*GIVEN INSTRUCTION*. Your reply should be one number: the count of lines holding the word "React".

*SOURCE DATA*.
----------

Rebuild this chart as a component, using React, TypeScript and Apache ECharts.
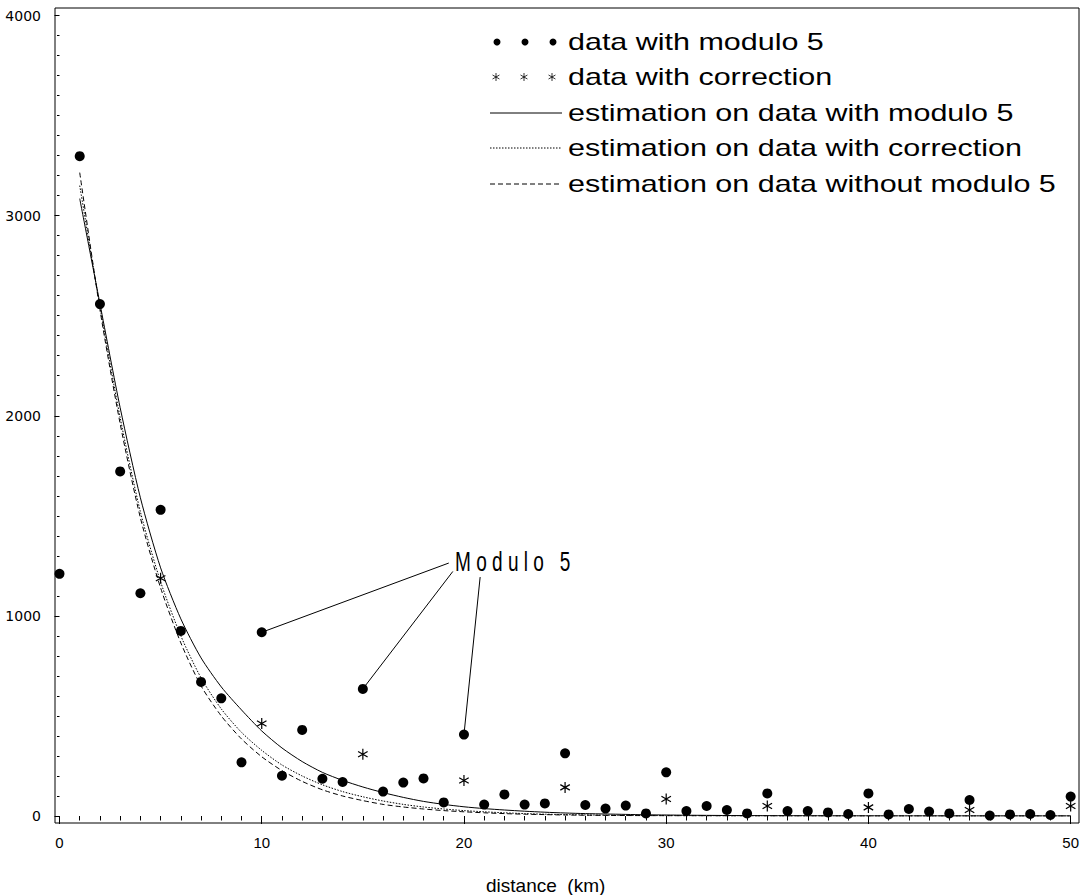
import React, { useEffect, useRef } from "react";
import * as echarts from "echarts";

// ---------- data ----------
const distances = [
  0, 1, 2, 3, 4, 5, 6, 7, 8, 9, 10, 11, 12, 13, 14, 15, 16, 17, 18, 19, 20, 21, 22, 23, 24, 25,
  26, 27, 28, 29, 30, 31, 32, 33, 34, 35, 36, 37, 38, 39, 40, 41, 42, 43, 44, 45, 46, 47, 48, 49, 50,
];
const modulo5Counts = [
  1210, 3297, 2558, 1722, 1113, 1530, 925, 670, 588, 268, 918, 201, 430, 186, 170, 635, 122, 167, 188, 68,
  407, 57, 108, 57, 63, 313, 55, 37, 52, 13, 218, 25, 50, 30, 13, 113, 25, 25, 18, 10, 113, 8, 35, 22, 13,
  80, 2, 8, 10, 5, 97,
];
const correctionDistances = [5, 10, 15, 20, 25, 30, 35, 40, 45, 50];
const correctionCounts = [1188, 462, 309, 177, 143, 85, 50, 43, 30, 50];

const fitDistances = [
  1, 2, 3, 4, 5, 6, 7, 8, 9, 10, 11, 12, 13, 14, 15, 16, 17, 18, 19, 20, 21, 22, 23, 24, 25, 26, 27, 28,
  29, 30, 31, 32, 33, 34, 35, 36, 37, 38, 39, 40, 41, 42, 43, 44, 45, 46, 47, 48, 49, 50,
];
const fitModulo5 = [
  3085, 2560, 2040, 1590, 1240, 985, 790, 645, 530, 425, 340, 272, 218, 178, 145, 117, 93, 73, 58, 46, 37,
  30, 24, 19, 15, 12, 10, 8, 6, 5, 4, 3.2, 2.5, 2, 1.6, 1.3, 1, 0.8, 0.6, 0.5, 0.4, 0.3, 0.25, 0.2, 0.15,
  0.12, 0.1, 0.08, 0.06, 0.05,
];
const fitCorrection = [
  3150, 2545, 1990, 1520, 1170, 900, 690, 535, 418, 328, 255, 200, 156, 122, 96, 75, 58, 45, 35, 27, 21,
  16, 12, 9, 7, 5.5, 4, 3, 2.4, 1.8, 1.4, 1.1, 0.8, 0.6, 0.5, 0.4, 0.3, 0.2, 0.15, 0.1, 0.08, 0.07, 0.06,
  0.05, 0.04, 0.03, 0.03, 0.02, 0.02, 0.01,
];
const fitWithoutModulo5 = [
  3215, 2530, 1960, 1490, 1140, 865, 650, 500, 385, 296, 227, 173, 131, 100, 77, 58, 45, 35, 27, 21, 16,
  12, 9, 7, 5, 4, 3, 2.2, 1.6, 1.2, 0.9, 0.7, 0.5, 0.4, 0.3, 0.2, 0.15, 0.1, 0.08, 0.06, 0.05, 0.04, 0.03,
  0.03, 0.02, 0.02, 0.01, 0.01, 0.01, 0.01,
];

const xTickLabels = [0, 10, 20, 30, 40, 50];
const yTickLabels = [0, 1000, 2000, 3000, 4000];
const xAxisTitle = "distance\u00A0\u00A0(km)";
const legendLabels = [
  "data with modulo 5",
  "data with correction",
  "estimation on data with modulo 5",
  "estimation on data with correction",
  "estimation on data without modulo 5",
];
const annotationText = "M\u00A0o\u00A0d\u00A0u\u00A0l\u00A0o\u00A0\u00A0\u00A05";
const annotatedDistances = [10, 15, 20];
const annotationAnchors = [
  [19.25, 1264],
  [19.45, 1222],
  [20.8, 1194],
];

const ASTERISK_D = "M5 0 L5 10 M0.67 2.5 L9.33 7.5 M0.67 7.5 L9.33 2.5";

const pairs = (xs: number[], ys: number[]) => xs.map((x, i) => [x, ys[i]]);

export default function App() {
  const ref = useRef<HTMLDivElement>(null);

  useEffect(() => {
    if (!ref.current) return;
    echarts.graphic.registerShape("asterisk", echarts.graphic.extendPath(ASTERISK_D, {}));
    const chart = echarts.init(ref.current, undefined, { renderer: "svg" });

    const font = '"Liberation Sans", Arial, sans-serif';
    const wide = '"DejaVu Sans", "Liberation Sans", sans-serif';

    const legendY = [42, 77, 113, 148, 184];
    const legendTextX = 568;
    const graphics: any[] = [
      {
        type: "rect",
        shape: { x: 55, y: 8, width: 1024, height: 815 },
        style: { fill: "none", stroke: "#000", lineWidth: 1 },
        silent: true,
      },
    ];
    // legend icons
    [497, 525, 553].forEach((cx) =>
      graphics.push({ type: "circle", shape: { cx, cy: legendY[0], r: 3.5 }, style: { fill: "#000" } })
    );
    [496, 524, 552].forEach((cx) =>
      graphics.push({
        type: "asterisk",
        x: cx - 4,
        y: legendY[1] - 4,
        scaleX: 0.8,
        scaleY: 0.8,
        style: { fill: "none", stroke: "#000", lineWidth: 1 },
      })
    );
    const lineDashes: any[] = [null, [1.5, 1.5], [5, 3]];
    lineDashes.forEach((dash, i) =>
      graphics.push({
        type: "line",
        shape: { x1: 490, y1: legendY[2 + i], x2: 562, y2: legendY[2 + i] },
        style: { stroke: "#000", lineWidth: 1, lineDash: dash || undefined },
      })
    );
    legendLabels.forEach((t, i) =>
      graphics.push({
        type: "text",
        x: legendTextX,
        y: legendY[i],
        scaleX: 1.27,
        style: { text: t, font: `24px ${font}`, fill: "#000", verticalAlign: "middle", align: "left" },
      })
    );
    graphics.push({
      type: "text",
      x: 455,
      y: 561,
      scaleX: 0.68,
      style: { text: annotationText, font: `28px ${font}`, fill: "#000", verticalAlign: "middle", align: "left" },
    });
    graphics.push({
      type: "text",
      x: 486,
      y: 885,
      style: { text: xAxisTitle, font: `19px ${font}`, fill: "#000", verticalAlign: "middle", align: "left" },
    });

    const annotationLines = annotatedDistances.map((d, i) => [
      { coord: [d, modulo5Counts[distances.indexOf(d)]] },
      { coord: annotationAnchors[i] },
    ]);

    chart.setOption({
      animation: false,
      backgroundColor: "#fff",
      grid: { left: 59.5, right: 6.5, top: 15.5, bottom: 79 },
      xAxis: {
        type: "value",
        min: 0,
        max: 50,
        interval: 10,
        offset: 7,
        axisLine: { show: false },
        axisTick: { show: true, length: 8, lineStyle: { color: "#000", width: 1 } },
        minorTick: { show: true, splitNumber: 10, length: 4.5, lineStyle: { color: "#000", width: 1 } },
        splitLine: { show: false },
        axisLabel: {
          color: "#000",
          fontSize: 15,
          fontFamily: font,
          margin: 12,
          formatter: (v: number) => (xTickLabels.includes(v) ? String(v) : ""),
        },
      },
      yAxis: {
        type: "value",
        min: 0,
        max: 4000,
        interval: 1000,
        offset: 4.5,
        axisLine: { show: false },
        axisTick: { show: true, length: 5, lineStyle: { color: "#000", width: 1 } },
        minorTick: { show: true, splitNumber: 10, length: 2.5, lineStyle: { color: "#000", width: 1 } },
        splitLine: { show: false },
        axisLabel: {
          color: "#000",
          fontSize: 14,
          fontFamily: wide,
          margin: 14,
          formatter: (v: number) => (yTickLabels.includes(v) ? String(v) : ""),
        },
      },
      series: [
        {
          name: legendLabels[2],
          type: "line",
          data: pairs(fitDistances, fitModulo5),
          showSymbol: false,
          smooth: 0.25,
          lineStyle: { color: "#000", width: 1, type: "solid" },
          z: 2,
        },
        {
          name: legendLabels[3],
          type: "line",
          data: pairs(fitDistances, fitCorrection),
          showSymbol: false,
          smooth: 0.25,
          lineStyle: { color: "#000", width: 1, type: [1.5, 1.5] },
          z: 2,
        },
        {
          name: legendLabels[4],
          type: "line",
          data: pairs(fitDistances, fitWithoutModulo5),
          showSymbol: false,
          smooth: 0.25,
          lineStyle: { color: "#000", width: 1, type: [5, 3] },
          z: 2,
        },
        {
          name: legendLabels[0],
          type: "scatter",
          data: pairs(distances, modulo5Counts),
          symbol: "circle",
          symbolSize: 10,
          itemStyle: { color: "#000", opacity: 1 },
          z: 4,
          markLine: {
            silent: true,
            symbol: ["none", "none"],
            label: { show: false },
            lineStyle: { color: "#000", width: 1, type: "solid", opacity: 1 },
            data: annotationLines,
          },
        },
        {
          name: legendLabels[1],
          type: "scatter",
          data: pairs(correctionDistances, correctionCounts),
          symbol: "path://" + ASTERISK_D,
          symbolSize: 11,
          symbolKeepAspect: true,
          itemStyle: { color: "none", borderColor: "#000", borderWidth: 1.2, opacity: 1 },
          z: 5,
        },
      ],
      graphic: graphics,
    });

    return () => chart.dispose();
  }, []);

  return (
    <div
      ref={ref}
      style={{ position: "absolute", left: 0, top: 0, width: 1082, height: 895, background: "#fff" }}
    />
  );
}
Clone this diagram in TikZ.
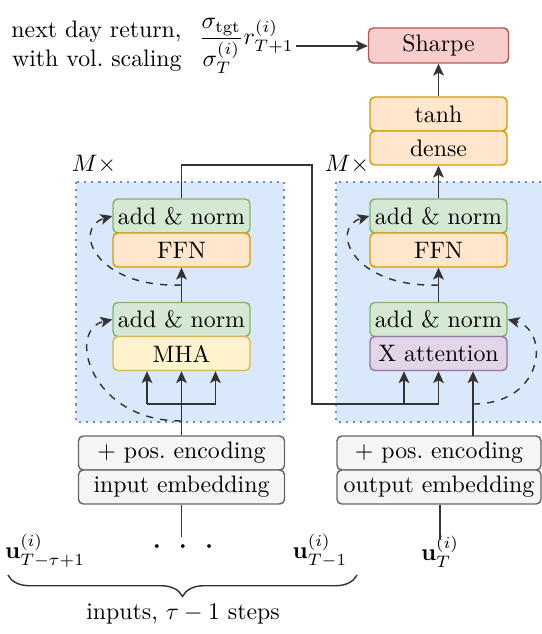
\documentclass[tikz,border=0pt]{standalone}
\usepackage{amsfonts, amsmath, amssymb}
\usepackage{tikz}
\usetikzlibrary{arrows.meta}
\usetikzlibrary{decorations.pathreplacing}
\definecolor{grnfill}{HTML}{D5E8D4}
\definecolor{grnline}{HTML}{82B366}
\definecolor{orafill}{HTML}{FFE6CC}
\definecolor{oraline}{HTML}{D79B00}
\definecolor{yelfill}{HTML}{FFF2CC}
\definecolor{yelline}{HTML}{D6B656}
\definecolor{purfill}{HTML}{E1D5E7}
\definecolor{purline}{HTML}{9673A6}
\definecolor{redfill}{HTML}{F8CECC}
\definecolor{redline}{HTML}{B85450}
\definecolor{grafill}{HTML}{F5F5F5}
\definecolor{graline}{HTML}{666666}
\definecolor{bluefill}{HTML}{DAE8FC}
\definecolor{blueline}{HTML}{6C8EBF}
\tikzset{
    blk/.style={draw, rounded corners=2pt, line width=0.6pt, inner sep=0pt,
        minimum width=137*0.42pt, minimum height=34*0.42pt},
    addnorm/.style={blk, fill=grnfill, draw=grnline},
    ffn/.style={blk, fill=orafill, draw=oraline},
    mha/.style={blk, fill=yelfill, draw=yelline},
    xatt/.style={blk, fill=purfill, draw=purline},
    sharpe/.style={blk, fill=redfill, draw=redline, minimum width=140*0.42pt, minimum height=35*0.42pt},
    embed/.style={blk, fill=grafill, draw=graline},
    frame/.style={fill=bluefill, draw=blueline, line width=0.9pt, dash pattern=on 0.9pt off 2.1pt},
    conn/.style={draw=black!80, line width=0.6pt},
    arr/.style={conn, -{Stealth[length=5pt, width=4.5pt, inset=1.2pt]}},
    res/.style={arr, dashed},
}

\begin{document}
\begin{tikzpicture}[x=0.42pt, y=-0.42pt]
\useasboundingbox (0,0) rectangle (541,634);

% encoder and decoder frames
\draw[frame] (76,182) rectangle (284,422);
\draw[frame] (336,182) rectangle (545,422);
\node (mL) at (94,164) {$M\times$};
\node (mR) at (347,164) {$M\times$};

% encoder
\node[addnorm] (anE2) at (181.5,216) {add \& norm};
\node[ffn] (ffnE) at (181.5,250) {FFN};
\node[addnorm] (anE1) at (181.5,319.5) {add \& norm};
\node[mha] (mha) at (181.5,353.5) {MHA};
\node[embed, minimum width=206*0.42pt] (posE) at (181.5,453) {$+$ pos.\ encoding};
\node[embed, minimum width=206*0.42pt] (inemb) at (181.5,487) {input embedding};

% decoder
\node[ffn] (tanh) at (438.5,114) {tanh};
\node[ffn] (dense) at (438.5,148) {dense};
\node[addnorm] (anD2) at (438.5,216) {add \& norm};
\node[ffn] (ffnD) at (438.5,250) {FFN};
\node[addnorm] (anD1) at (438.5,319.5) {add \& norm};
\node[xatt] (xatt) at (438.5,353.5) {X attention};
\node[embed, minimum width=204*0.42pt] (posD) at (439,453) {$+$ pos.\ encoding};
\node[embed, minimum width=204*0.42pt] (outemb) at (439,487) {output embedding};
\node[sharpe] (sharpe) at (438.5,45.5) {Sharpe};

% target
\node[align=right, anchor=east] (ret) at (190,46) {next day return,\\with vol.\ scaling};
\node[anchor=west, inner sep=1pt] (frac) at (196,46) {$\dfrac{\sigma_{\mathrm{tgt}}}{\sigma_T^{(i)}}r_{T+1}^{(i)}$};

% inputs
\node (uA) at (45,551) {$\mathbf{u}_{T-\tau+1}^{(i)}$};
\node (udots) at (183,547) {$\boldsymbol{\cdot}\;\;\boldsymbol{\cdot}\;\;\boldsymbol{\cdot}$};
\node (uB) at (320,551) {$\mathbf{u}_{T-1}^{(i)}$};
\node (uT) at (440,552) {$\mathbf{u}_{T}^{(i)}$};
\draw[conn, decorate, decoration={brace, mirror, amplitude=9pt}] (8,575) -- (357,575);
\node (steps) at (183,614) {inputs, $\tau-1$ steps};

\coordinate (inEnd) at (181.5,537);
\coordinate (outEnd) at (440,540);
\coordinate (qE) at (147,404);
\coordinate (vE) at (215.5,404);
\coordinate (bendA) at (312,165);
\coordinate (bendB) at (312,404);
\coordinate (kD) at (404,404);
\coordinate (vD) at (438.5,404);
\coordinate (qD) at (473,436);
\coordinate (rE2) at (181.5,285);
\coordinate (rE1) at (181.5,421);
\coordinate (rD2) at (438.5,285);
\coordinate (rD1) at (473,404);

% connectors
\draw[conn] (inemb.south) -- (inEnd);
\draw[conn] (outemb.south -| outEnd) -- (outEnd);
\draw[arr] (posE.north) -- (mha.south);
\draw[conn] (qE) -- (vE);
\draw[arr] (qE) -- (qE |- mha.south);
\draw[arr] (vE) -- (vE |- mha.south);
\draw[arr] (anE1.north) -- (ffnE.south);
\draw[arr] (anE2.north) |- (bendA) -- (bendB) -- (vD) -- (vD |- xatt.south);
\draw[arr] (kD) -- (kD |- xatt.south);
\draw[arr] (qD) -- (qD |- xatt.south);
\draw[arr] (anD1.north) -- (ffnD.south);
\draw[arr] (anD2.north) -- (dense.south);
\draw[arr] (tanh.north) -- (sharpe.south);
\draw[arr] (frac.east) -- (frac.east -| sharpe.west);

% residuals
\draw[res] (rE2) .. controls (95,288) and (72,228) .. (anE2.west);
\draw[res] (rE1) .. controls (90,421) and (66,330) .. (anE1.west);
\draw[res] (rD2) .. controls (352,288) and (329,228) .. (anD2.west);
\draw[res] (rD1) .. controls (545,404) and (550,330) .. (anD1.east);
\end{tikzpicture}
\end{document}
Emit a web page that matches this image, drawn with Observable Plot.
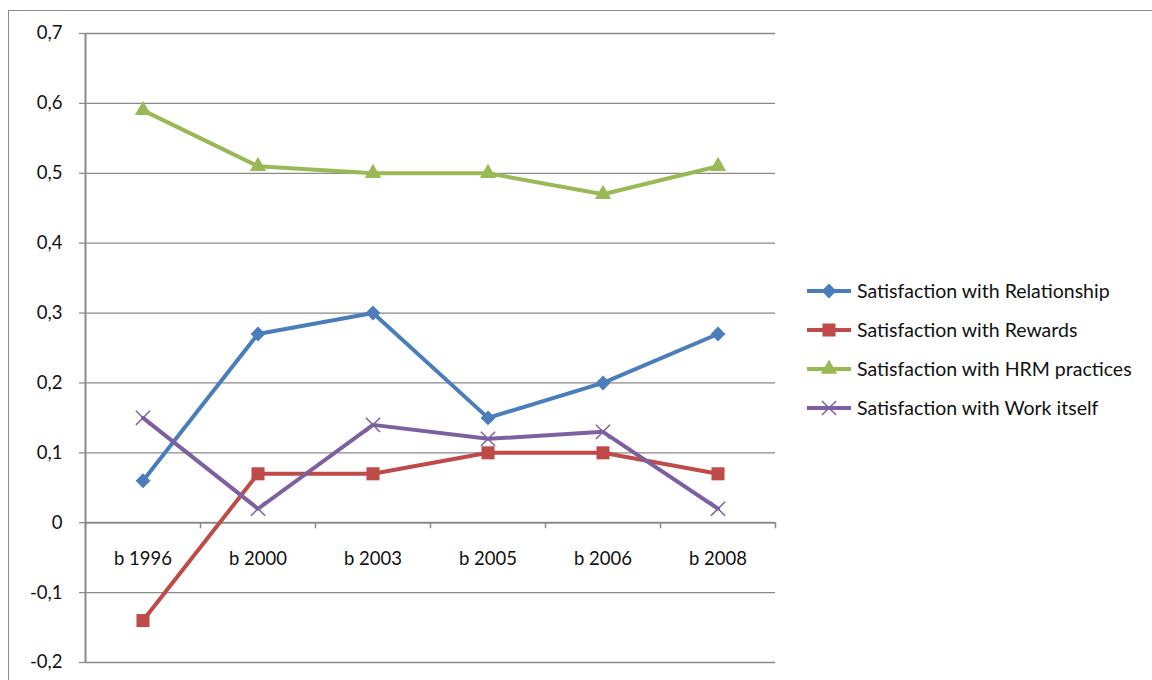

----------

*WRITTEN RESPONSE*. 2